Город Барранкилья был основан на берегу реки Магдалена, в некотором отдалении от моря, в начале XVII столетия. И до XX века был глухой, почти отрезанной от столицы и других городов Колумбии провинцией. Но когда углубили русло реки, построили порт, перестроили университет, ставший вторым по значению в стране, Барранкилья ожила, помолодела. И Гарсия Маркес стал её певцом, биографом, знатоком, как русский «король репортажа» Гиляровский — летописцем Москвы. Мало кто знал лучше Маркеса историю и людей Баррио Чино — китайского квартала, карреры Прогрессо, бульвара Боливара, площади Святого Николаса, где устраивались карнавалы, не говоря уж о доме терпимости «У чёрной Эуфемии» (который будет увековечен в повести «Полковнику никто не пишет» и романе «Сто лет одиночества», превратившись в бордель Пилар Тернеры в Макондо).
«Барранкилья дала мне возможность стать писателем, — скажет он через много лет. — Там проживало больше иммигрантов, чем в любом другом уголке Колумбии, — арабы, китайцы и так далее. Она была как Кордова в эпоху Средневековья. Открытый город, полный умных людей, которым плевать на то, что они умные».

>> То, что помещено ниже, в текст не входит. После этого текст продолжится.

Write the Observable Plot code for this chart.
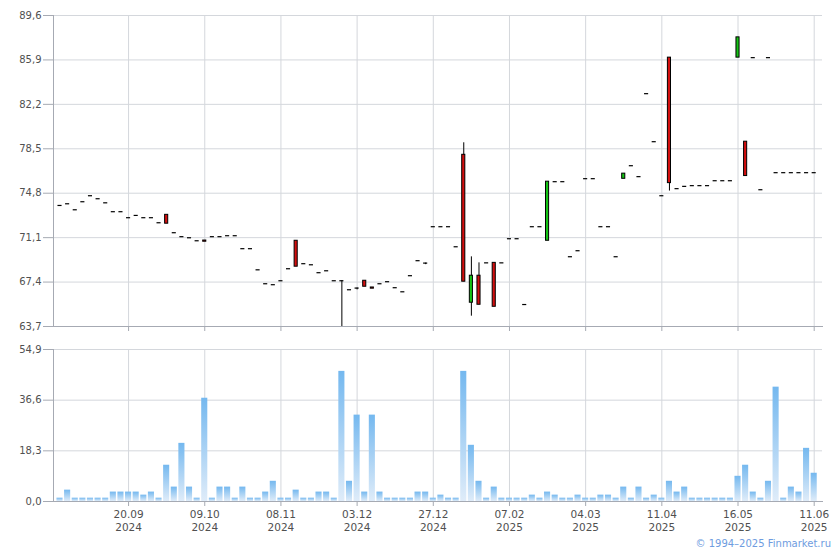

Но «У чёрной Эуфемии», где трудились девицы не менее чем из двух десятков стран Америки, Европы, Азии и Африки, находился почти на окраине города. За полтора песо в день Габо снимал четырёхметровую комнатушку в другом борделе, четырёхэтажном «Небоскрёбе», расположенном напротив редакции «Эль Эральдо». Хозяйкой дома терпимости была Каталина ла Гранде, но душой — Мария Энкарнасьон, в которой перемешались французская, испанская, итальянская, еврейская, негритянская, шведская и даже русская крови. «Блудница от Бога», как она выражалась, Мария давала Габриелю уроки французского. Многие черты мадам Матильды из Картахены, Каталины, Марии и чёрной Эуфемии, внучки раба из Африки, просматриваются в героинях Маркеса. (Возможно, читателю всё-таки покажется, что уделяется излишнее внимание притонам и борделям. Но без них «портрет художника в молодости» был бы неполным. И потом, как пояснила мне коммунистка-феминистка Минерва Мирабаль: «У нас в Латинской Америке относятся к домам терпимости терпимо, без паники. Ну, типа того, что иногда муж посещает тренажёрный зал. И тоже повод жене задуматься».)